You are viewing a plain text version of this content. The canonical link for it is here.
Posted to solr-user@lucene.apache.org by Jae Joo <ja...@gmail.com> on 2020/12/03 16:55:12 UTC

Facet to part of search results

Is there any way to apply facet to the partial search result?
For ex, we have 10m return by "dog" and like to apply facet to first 10K.
Possible?

Jae

Re: Facet to part of search results

Posted by Andy Webb <an...@gmail.com>.
I wonder if you could increase the precision of your result set to reduce
its size? If you have 10M results for a query but only the first 10K
deserve to be represented by the faceting, what is it about those 10K that
makes them better than the other 9.99M? For example if some items are
boosted by some attribute(s) to get higher scores, can you filter out items
that don't have those attributes? Also, maybe setting mm to require more
terms to match could cut out unwanted results (that's not useful for the
"dog" query of course).

Andy

On Fri, 4 Dec 2020 at 06:43, Radu Gheorghe <ra...@sematext.com>
wrote:

>
> > On 3 Dec 2020, at 20:18, Shawn Heisey <ap...@elyograg.org> wrote:
> >
> > On 12/3/2020 9:55 AM, Jae Joo wrote:
> >> Is there any way to apply facet to the partial search result?
> >> For ex, we have 10m return by "dog" and like to apply facet to first
> 10K.
> >> Possible?
> >
> > The point of facets is to provide accurate numbers.
> >
> > What would it mean to only apply to the first 10K?  If there are 10
> million documents in the query results that contain "dog" then the facet
> should say 10 million, not 10K.  I do not understand what you're trying to
> do.
> >
>
> Maybe sampling? I’m not aware of a built-in way to do that. But you could
> index a random float between, say 0 and 100 and then filter out a sample by
> filtering for number<X to keep only X% of the data set.
>
> Or maybe you’d think that faceting on 10K would be enough (e.g. if you
> don’t need the numbers, just some unique values). But I really don’t see a
> good solution to that - you’d have to terminateEarly and do faceting
> somehow…
>
> Best regards,
> Radu
>
>

Re: Facet to part of search results

Posted by Radu Gheorghe <ra...@sematext.com>.
> On 3 Dec 2020, at 20:18, Shawn Heisey <ap...@elyograg.org> wrote:
> 
> On 12/3/2020 9:55 AM, Jae Joo wrote:
>> Is there any way to apply facet to the partial search result?
>> For ex, we have 10m return by "dog" and like to apply facet to first 10K.
>> Possible?
> 
> The point of facets is to provide accurate numbers.
> 
> What would it mean to only apply to the first 10K?  If there are 10 million documents in the query results that contain "dog" then the facet should say 10 million, not 10K.  I do not understand what you're trying to do.
> 

Maybe sampling? I’m not aware of a built-in way to do that. But you could index a random float between, say 0 and 100 and then filter out a sample by filtering for number<X to keep only X% of the data set.
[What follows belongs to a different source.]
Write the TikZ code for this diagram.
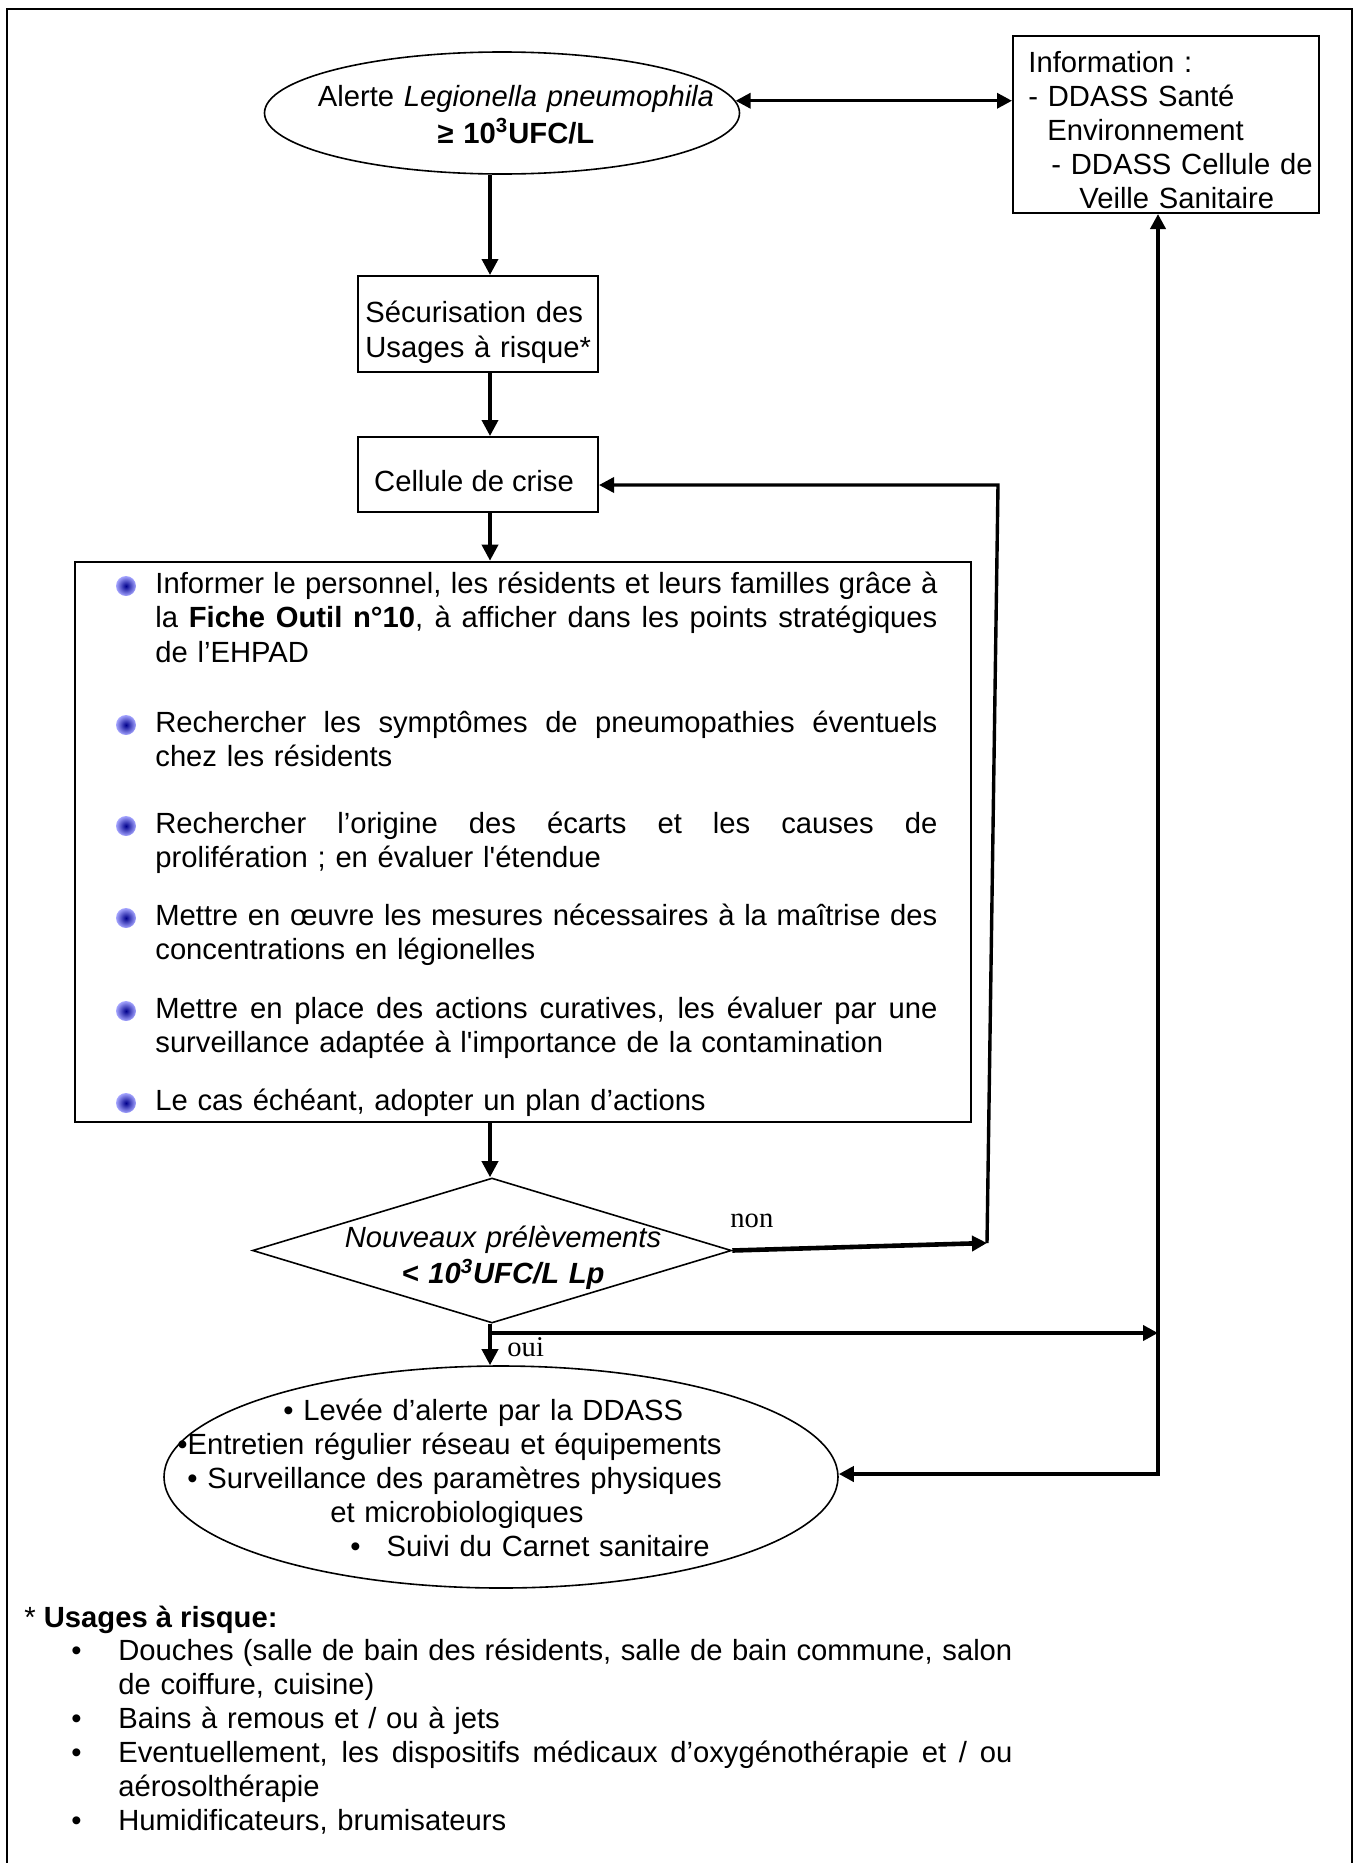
\documentclass[tikz,border=0pt]{standalone}
\usepackage{fontspec}
\setmainfont{Liberation Sans}
\newfontfamily\romain{Liberation Serif}
\usetikzlibrary{shapes.geometric,arrows.meta}

\newcommand\pleine[1]{{\spaceskip=0pt\xspaceskip=0pt\makebox[\linewidth][s]{#1}}}
\newcommand\puce{\leavevmode\llap{•\hspace{18.4pt}}}
\tikzset{
  boite/.style={draw, line width=1pt, inner sep=0pt},
  texte/.style={inner sep=0pt, anchor=base west, align=left},
  fleche/.style={line width=1.8pt, -{Triangle[length=8pt,width=8pt]}},
  gras/.style={line width=2.3pt},
  retour/.style={line width=1.7pt},
  pointe/.style={-{Triangle[length=7.5pt,width=7.5pt]}},
  deux/.style={{Triangle[length=7.5pt,width=7.5pt]}-{Triangle[length=7.5pt,width=7.5pt]}},
  bille/.style={inner color=blue!55!black, outer color=blue!35!white},
}

\begin{document}
\begin{tikzpicture}[x=0.5pt,y=-0.5pt,font={\fontsize{14.6}{17.3}\selectfont}]
	\useasboundingbox (0,0) rectangle (1354,1863);
	\draw[line width=1pt] (7,1875) -- (7,9) -- (1352,9) -- (1352,1875);

	\node[ellipse, draw, line width=0.8pt, inner sep=0pt, minimum width=237.5pt, minimum height=61pt] (alerte) at (502,113) {};
	\node[texte, anchor=base, align=center, text width=230pt] (alerteT) at (516,106) {Alerte \textit{Legionella pneumophila}\\[1.2pt] \textbf{≥ 10\textsuperscript{3}UFC/L}};

	\node[boite, minimum width=153pt, minimum height=88.5pt] (info) at (1166,124.5) {};
	\node[texte, text width=150pt, font={\fontsize{14.6}{17}\selectfont}] (infoT) at (1028,72) {Information :\\
		- DDASS Santé\\
		\hspace*{9.5pt}Environnement\\
		\hspace*{11.5pt}- DDASS Cellule de\\
		\hspace*{25.5pt}Veille Sanitaire};

	\node[boite, minimum width=120pt, minimum height=48pt] (secu) at (478,324) {};
	\node[texte, text width=116pt, font={\fontsize{14.6}{17.5}\selectfont}] (secuT) at (365,322) {Sécurisation des\\Usages à risque*};

	\node[boite, minimum width=120pt, minimum height=37.5pt] (cellule) at (478,474.5) {};
	\node[texte, anchor=base] (celluleT) at (474,491) {Cellule de crise};

	\node[boite, line width=1.3pt, minimum width=448pt, minimum height=280pt] (actions) at (523,842) {};
	\node[texte, text width=391pt] (act1) at (155,593) {\pleine{Informer le personnel, les résidents et leurs familles grâce à}\\
		\pleine{la \textbf{Fiche Outil n°10}, à afficher dans les points stratégiques}\\
		de l’EHPAD};
	\node[texte, text width=391pt] (act2) at (155,732) {\pleine{Rechercher les symptômes de pneumopathies éventuels}\\
		chez les résidents};
	\node[texte, text width=391pt] (act3) at (155,833) {\pleine{Rechercher l’origine des écarts et les causes de}\\
		prolifération ; en évaluer l\textquotesingle étendue};
	\node[texte, text width=391pt] (act4) at (155,925) {\pleine{Mettre en œuvre les mesures nécessaires à la maîtrise des}\\
		concentrations en légionelles};
	\node[texte, text width=391pt] (act5) at (155,1018) {\pleine{Mettre en place des actions curatives, les évaluer par une}\\
		surveillance adaptée à l\textquotesingle importance de la contamination};
	\node[texte, text width=391pt] (act6) at (155,1110) {Le cas échéant, adopter un plan d’actions};
	\foreach \y in {593,732,833,925,1018,1110}
		\shade[bille] (126,\y-7) circle (5pt);

	\node[diamond, draw, line width=0.8pt, inner sep=0pt, minimum width=239.5pt, minimum height=72.5pt] (test) at (492,1250.5) {};
	\node[texte, anchor=base, align=center, text width=220pt] (testT) at (503,1247) {\textit{Nouveaux prélèvements}\\[1pt] \textbf{\textit{< 10\textsuperscript{3}UFC/L Lp}}};

	\node[ellipse, draw, line width=0.8pt, inner sep=0pt, minimum width=337pt, minimum height=111pt] (levee) at (501,1477) {};
	\node[texte, text width=320pt, font={\fontsize{14.6}{17.1}\selectfont}] (leveeT) at (177,1420) {\hspace*{53pt}• Levée d’alerte par la DDASS\\
		•Entretien régulier réseau et équipements\\
		\hspace*{5pt}• Surveillance des paramètres physiques\\
		\hspace*{76.5pt}et microbiologiques\\
		\hspace*{86.5pt}•\hspace{13pt}Suivi du Carnet sanitaire};

	\node[texte, font={\romain\fontsize{14.3}{17}\selectfont}] (non) at (730,1227) {non};
	\node[texte, font={\romain\fontsize{14.3}{17}\selectfont}] (oui) at (507,1356) {oui};

	\node[texte] (usages) at (24,1627) {* \textbf{Usages à risque:}};
	\node[texte, text width=447pt, font={\fontsize{14.6}{17}\selectfont}] (liste) at (118,1660) {\puce\pleine{Douches (salle de bain des résidents, salle de bain commune, salon}\\
		de coiffure, cuisine)\\
		\puce Bains à remous et / ou à jets\\
		\puce\pleine{Eventuellement, les dispositifs médicaux d’oxygénothérapie et / ou}\\
		aérosolthérapie\\
		\puce Humidificateurs, brumisateurs};

	\coordinate (axe) at (490,0);
	\coordinate (nonbas) at (987,1243);
	\coordinate (nonhaut) at (998,485);
	\coordinate (ouig) at (490,1333);
	\coordinate (coin) at (1158,1474);

	\draw[retour, deux] (alerte.3.5) -- (alerte.3.5 -| info.west);
	\draw[fleche] (alerte.south -| axe) -- (secu.north -| axe);
	\draw[fleche] (secu.south -| axe) -- (cellule.north -| axe);
	\draw[fleche] (cellule.south -| axe) -- (actions.north -| axe);
	\draw[fleche] (actions.south -| axe) -- (test.north -| axe);
	\draw[fleche] (test.south -| axe) -- (levee.north -| axe);
	\draw[gras, pointe] (test.east) -- (nonbas);
	\draw[retour, pointe] (nonbas) -- (nonhaut) -- (nonhaut -| cellule.east);
	\draw[gras, pointe] (ouig) -- (ouig -| coin);
	\draw[gras, deux] (coin -| levee.east) -- (coin) -- (coin |- info.south);
\end{tikzpicture}
\end{document}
Or maybe you’d think that faceting on 10K would be enough (e.g. if you don’t need the numbers, just some unique values). But I really don’t see a good solution to that - you’d have to terminateEarly and do faceting somehow…

Best regards,
Radu


Re: Facet to part of search results

Posted by Shawn Heisey <ap...@elyograg.org>.
On 12/3/2020 9:55 AM, Jae Joo wrote:
> Is there any way to apply facet to the partial search result?
> For ex, we have 10m return by "dog" and like to apply facet to first 10K.
> Possible?

The point of facets is to provide accurate numbers.

What would it mean to only apply to the first 10K?  If there are 10 
million documents in the query results that contain "dog" then the facet 
should say 10 million, not 10K.  I do not understand what you're trying 
to do.

Shawn